| Challenge |
Pictures stay out of the copy. Repeat exactly the lines from the first entry below through the line that contains "const yTicks = [5.0, 2.5, 0.0, -2.5, -5.0, -7.5, -10.0, -12.5];", and nothing beyond.

| Recorded data |
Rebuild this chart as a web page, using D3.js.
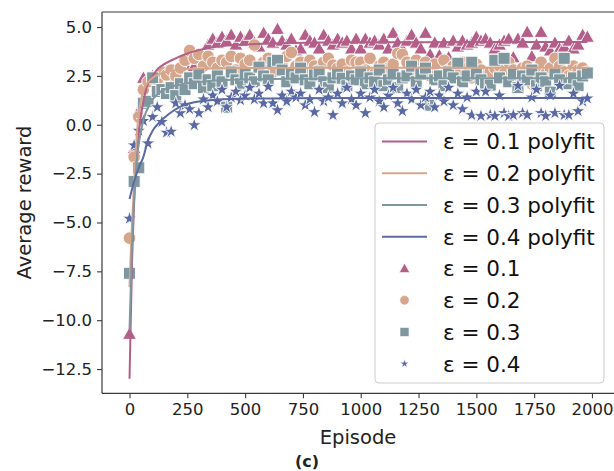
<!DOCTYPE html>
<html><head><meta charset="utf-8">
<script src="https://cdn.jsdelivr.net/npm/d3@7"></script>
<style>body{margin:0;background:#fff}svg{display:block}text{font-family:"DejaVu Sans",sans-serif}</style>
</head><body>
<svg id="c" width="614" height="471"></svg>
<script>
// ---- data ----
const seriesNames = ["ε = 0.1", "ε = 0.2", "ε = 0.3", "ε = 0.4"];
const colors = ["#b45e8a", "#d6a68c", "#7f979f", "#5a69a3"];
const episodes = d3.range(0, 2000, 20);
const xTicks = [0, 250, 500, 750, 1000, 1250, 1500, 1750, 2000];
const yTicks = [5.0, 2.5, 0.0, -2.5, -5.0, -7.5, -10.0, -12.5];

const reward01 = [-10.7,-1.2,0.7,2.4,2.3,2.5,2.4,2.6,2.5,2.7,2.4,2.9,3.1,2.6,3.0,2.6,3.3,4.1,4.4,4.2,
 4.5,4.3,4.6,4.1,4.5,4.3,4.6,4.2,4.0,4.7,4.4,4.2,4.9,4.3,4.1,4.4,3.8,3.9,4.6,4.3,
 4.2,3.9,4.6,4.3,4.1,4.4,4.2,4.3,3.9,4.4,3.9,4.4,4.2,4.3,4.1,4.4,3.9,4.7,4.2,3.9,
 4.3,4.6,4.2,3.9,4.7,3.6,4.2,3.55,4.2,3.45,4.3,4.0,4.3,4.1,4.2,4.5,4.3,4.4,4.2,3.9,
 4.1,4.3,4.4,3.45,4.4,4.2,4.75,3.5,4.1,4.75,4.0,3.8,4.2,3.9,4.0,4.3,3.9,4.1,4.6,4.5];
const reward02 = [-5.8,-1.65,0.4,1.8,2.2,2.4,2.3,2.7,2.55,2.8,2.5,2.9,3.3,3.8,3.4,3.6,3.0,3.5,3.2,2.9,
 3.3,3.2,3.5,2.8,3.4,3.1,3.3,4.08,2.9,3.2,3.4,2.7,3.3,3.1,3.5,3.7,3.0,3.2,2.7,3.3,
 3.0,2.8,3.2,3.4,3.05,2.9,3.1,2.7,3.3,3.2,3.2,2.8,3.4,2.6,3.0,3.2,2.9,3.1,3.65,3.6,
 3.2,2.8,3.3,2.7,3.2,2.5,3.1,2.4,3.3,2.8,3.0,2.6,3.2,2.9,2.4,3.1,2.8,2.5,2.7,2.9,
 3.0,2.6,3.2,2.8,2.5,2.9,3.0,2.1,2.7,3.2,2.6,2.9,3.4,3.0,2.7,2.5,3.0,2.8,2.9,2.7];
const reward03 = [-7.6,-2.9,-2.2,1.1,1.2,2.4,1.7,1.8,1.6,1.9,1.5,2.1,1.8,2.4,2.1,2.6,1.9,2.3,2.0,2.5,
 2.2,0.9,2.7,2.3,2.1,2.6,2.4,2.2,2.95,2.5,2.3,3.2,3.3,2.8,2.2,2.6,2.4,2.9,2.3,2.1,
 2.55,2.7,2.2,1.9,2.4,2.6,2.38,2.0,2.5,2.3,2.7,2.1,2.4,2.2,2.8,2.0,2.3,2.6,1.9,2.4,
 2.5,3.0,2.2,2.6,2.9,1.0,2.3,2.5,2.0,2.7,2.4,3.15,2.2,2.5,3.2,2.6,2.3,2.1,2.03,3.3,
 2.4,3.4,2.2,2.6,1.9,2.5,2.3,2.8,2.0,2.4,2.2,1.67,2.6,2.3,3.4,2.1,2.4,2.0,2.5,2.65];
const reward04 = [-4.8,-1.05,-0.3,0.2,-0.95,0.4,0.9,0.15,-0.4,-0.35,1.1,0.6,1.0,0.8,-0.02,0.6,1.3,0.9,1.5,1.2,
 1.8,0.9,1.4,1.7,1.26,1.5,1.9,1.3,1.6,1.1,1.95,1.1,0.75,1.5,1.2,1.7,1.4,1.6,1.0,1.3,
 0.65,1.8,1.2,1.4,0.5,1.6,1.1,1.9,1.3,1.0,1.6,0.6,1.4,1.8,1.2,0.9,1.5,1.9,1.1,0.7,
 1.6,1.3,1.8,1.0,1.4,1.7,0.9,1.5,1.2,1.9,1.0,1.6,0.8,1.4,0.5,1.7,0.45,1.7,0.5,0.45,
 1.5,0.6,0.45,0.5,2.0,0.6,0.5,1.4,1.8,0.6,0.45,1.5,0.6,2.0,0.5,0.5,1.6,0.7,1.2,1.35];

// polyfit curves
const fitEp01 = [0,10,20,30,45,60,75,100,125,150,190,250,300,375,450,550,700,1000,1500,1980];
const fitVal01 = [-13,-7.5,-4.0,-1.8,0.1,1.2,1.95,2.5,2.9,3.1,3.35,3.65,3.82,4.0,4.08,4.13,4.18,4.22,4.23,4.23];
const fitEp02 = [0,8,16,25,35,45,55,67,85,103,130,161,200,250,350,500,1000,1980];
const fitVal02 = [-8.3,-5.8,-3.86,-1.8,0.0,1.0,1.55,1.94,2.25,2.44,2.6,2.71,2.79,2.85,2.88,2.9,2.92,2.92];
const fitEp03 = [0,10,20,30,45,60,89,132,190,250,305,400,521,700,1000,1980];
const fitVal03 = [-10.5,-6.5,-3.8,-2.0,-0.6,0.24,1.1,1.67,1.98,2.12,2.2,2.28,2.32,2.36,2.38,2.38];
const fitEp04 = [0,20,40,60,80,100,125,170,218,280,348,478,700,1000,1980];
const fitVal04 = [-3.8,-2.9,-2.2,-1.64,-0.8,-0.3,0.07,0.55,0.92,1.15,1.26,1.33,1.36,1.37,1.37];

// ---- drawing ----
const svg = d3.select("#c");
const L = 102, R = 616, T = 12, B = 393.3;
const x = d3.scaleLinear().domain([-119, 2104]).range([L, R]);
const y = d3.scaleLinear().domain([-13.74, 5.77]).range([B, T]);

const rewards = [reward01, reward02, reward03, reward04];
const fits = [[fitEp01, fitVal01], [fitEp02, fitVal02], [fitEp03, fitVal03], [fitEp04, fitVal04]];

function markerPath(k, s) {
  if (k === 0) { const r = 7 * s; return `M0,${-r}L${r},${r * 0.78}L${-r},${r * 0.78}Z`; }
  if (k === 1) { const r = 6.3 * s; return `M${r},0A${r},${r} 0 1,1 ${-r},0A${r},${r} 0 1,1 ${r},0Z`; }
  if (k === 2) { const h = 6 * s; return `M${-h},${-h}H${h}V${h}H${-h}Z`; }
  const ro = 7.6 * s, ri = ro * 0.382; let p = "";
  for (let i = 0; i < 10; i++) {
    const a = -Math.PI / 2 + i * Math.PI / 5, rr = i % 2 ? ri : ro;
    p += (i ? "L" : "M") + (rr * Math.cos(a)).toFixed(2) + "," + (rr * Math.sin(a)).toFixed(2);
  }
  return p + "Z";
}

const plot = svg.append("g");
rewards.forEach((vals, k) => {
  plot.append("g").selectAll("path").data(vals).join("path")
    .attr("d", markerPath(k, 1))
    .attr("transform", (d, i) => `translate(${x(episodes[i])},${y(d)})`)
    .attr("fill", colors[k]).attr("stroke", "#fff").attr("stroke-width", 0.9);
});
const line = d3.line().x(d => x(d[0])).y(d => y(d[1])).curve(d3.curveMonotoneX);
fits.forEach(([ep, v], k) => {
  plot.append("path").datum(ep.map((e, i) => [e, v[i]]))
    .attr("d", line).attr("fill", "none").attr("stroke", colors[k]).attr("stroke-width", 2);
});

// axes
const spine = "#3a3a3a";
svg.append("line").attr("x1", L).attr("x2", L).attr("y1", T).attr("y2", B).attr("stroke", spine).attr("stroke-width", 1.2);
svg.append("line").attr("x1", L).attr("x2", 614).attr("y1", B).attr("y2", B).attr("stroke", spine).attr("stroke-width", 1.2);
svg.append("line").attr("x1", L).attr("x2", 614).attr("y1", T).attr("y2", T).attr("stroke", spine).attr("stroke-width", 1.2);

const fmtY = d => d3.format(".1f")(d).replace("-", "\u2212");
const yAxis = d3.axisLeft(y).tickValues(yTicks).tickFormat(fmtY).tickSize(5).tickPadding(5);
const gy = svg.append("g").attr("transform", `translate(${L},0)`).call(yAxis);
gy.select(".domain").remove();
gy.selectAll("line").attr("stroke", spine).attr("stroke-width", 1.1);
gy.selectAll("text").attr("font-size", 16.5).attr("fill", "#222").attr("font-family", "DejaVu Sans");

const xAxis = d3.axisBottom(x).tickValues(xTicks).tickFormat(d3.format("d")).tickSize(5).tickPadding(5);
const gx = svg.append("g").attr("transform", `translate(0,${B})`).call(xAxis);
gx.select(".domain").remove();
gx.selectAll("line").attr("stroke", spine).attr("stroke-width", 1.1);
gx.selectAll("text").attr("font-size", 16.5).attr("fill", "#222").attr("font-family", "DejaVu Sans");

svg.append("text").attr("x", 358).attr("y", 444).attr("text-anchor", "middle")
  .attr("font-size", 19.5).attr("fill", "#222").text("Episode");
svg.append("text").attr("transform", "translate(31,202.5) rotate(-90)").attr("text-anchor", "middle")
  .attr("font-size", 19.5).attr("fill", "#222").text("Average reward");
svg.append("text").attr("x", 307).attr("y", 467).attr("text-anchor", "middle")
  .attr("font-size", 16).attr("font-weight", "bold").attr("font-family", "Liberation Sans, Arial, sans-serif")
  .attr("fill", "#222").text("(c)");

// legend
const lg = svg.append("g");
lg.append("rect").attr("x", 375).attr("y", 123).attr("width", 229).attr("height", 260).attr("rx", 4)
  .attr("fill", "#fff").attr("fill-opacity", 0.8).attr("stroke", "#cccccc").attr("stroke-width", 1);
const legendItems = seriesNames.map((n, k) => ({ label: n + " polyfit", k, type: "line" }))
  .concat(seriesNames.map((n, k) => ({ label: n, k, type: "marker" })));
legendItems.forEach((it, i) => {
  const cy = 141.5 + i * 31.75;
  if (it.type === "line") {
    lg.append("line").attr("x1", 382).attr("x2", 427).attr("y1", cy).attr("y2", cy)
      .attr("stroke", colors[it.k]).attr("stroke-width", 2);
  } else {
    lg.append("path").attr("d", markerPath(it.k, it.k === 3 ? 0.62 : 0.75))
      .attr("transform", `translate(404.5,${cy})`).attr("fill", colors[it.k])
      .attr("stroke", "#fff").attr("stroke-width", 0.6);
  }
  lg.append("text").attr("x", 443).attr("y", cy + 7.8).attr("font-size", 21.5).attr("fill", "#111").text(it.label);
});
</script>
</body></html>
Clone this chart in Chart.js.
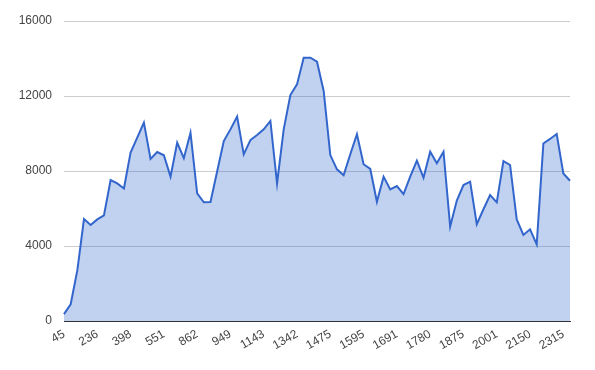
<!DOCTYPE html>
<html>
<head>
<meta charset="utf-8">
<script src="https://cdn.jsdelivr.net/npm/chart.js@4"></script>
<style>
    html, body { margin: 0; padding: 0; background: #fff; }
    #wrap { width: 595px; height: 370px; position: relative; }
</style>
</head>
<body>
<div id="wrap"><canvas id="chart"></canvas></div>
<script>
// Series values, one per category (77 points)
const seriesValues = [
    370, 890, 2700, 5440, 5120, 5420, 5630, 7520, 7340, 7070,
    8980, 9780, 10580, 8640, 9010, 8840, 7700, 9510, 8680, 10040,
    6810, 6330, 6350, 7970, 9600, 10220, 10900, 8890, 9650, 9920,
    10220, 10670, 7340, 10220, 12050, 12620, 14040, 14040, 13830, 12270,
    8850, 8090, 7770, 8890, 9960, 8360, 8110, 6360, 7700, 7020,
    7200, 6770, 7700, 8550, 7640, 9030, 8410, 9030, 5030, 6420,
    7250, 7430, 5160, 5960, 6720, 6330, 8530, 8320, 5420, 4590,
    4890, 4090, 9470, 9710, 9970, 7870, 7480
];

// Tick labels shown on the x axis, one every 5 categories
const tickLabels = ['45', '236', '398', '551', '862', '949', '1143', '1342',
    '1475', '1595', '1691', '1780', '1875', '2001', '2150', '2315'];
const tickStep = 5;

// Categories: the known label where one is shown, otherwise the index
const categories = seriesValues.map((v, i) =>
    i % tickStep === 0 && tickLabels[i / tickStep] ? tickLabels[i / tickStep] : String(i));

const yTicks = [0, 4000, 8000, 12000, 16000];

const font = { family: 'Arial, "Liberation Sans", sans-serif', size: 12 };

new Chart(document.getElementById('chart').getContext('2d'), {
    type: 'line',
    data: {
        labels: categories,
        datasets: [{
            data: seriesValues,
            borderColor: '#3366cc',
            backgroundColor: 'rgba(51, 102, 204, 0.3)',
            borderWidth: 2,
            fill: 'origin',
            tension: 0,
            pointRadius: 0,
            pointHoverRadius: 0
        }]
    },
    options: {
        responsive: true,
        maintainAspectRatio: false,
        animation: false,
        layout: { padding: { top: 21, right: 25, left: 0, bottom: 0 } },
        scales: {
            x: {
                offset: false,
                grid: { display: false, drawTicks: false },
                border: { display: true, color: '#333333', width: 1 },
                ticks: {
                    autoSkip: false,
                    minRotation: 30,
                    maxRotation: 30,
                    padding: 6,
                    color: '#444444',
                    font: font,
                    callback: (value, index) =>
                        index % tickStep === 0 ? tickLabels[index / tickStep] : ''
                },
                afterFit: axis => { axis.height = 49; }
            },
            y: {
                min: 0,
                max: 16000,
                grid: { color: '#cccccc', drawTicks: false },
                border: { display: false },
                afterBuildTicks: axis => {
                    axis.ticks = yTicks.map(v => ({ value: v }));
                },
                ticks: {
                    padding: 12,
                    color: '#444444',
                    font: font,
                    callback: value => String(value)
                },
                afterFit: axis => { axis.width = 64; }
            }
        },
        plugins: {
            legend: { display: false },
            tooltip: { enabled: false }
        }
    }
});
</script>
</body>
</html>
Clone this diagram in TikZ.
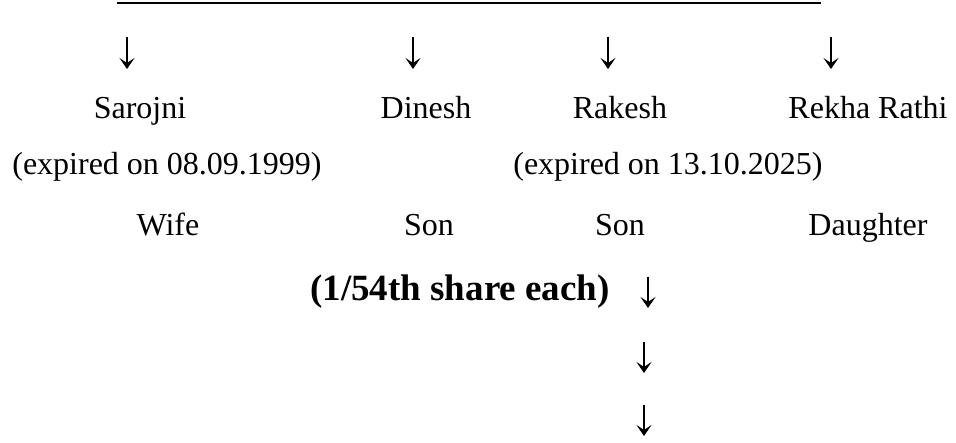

| Correct result |
Rebuild this chart as a web page, using D3.js.
<!DOCTYPE html>
<html><head><meta charset="utf-8">
<script src="https://cdn.jsdelivr.net/npm/d3@7"></script>
<style>body{margin:0;background:#fff}svg{display:block}text{font-family:"DejaVu Sans",sans-serif}</style>
</head><body>
<svg id="c" width="614" height="471"></svg>
<script>
// ---- data ----
const seriesNames = ["ε = 0.1", "ε = 0.2", "ε = 0.3", "ε = 0.4"];
const colors = ["#b45e8a", "#d6a68c", "#7f979f", "#5a69a3"];
const episodes = d3.range(0, 2000, 20);
const xTicks = [0, 250, 500, 750, 1000, 1250, 1500, 1750, 2000];
const yTicks = [5.0, 2.5, 0.0, -2.5, -5.0, -7.5, -10.0, -12.5];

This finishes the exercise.